Friday, November 6, 2009

Texting as a Health Tool for Teenagers - NYTimes.com

Gina (not her real name) had been born with a defect in her liver, with ducts so damaged and narrow that the bile could not drain. In the first year of her life, she underwent two urgent operations. The first was an unsuccessful effort to convert a loop of intestine into a drainage system for her bile; the second was a lifesaving liver transplant.

Other than a single episode of rejection a few months later, Gina's new liver worked perfectly. Her visits to the hospital were limited to an annual clinic visit; as the years passed, she became a stunning example of pediatric transplantation's success.
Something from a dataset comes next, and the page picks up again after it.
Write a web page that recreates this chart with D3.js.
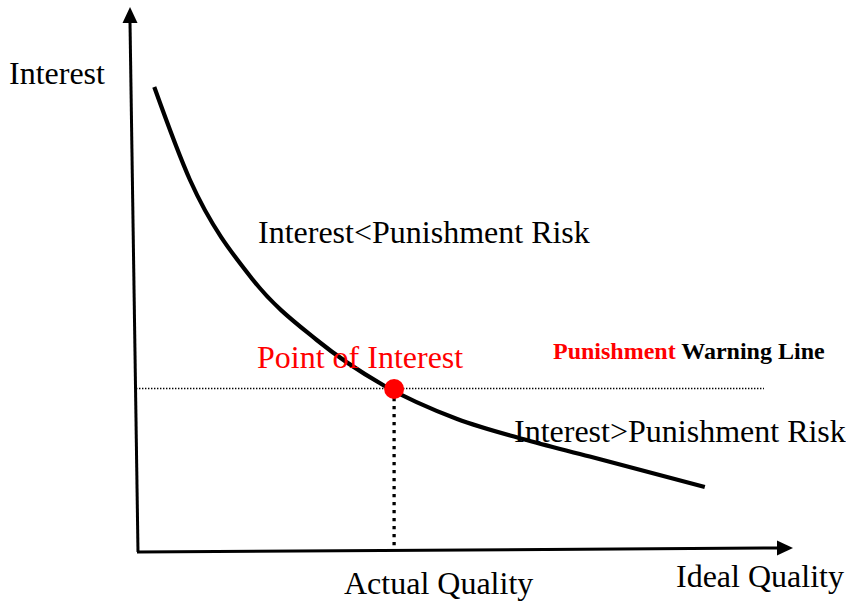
<!DOCTYPE html>
<html><head><meta charset="utf-8">
<script src="https://cdn.jsdelivr.net/npm/d3@7/dist/d3.min.js"></script>
<style>body{margin:0;background:#fff}svg{display:block}text{font-family:"Liberation Serif","Times New Roman",serif}</style>
</head><body><svg id="c" width="846" height="602"></svg>
<script>
// curve in data units (x: quality 0-100, y: interest 0-100)
const curveX = [2.5, 8.0, 17.7, 27.5, 37.7, 49.1, 59.2, 69.5, 87.2];
const curveY = [93, 74.4, 54.4, 42.4, 33.4, 26.6, 22.6, 19.1, 13.0];
const pointOfInterest = {x: 39.4, y: 32.6};
const warningLineEnd = 96.3;
const labels = {
  yAxis: "Interest", xAxis: "Ideal Quality", actual: "Actual Quality",
  upper: "Interest<Punishment Risk", lower: "Interest>Punishment Risk",
  point: "Point of Interest", warnRed: "Punishment", warnBlack: " Warning Line"
};

const svg = d3.select("#c");
const x = d3.scaleLinear().domain([0, 100]).range([138, 788]);
const y = d3.scaleLinear().domain([0, 100]).range([552, 52]);

// axes (slightly tilted as in the reference)
const ox = x(0), oy = y(0);
svg.append("line").attr("x1", ox).attr("y1", oy).attr("x2", ox - 8).attr("y2", 22)
  .attr("stroke", "#000").attr("stroke-width", 3);
svg.append("path").attr("d", `M${ox-8},7 L${ox-15.5},23 L${ox-0.5},23 Z`).attr("fill", "#000");
svg.append("line").attr("x1", ox - 1).attr("y1", oy).attr("x2", 779).attr("y2", 548)
  .attr("stroke", "#000").attr("stroke-width", 3);
svg.append("path").attr("d", `M793,548 L777,540.5 L777,555.5 Z`).attr("fill", "#000");

// warning line (dotted)
svg.append("line").attr("x1", 136).attr("x2", x(warningLineEnd))
  .attr("y1", y(pointOfInterest.y) - 0.5).attr("y2", y(pointOfInterest.y) - 0.5)
  .attr("stroke", "#000").attr("stroke-width", 1.4).attr("stroke-dasharray", "1.4,1.6");

// vertical dotted from point to x axis
svg.append("line").attr("x1", x(pointOfInterest.x)).attr("x2", x(pointOfInterest.x))
  .attr("y1", y(pointOfInterest.y) + 9).attr("y2", oy - 2)
  .attr("stroke", "#000").attr("stroke-width", 3.3).attr("stroke-dasharray", "3.3,4.7");

// curve
const pts = curveX.map((v, i) => [v, curveY[i]]);
svg.append("path").datum(pts)
  .attr("d", d3.line().x(d => x(d[0])).y(d => y(d[1])).curve(d3.curveMonotoneX))
  .attr("fill", "none").attr("stroke", "#000").attr("stroke-width", 4.2);

// point
svg.append("circle").attr("cx", x(pointOfInterest.x)).attr("cy", y(pointOfInterest.y))
  .attr("r", 10).attr("fill", "#ff0000");

// texts
const T = (t, px, py, size, fill, weight) => svg.append("text").attr("x", px).attr("y", py)
  .attr("font-size", size).attr("fill", fill || "#000").attr("font-weight", weight || "normal").text(t);
T(labels.yAxis, 9, 84, 32);
T(labels.upper, 258, 243, 32);
T(labels.point, 257, 368, 32, "#ff0000");
T(labels.lower, 514, 442, 32);
T(labels.actual, 344, 594, 32);
T(labels.xAxis, 676, 587, 32);
const w = svg.append("text").attr("x", 553).attr("y", 359).attr("font-size", 24).attr("font-weight", "bold");
w.append("tspan").attr("fill", "#ff0000").text(labels.warnRed);
w.append("tspan").attr("fill", "#000").text(labels.warnBlack);
</script></body></html>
Then Gina turned 14. Like other young patients I had cared for, she began having problems with her transplant as soon as she hit adolescence. She missed appointments, forgot to get her blood drawn and had sharp fluctuations in the blood levels of her immunosuppressive medications, a sign that she was not consistently taking her drugs. Her liver function tests began to deteriorate, and despite efforts by her doctors, nurses, social workers and family members, shortly before her 16th birthday, she would be in desperate need of a new liver.

I remember visiting Gina one afternoon, then speaking to her longtime liver doctor. "It's such a pity," the doctor said, shaking her head. "She's no different than every other teenager, except that her youthful indiscretions are a matter of life or death."

Nonadherence, or the failure to follow medical advice, is the most important cause of organ rejection in long-term transplant survivors. Indeed, it is a leading reason for poor outcomes in all chronic medical conditions. But teenagers are at particularly high risk. Studies have shown that more than half of all teenage liver transplant recipients are nonadherent, and they are four times more likely than adult patients to take their medications at the wrong time or to forget to take them.

For years, health care professionals in transplantation and other medical fields have struggled to address adolescent nonadherence, with little success. Many of the interventions proposed to help this age group have been cumbersome at best and awkward and potentially demeaning at worst. One potential solution, for example, has a clinician first identifying teenage patients who have been nonadherent, then increasing the frequency of their clinic visits and lecturing them about the importance of taking medications.

It is not hard to see why a teenager might not respond.

I recently thought about Gina and patients like her when a friend recounted a night out at the movies with his own teenage children. While he and his wife sobbed, his children sat in the theater unmoved. "They were doing this," my friend said, folding his hands in his lap and flapping his thumbs wildly while looking up and down between an imaginary movie screen and an invisible qwerty keyboard. "I started thinking I should text them the next time I want to get their attention."

My friend, it turns out, was on to something.

This past month in the journal Pediatrics, researchers at Mount Sinai Hospital in New York published the results of a study showing that text messaging could significantly improve the rate of adherence among young liver transplant patients. Using a program called CareSpeak, the researchers issued text messages to a group of 41 pediatric liver transplant patients. The text messages reminded the patients to take their medications, which ranged from one to three different pills once or twice a day.

Over the course of a year, investigators found that with text messaging, patients were more likely to take their medications than they had been before. Moreover, while 12 of the young people experienced rejection episodes in the previous year, only two did so during the study.

"Nonadherence can be a vicious circle, and it is difficult to penetrate this specific age group," said Dr. Tamir Miloh, assistant professor of pediatrics and surgery at Mount Sinai Hospital in New York and the lead author of the study. "Once the cycle starts, these children have to take many more toxic immunosuppressants, and that makes adherence even more difficult.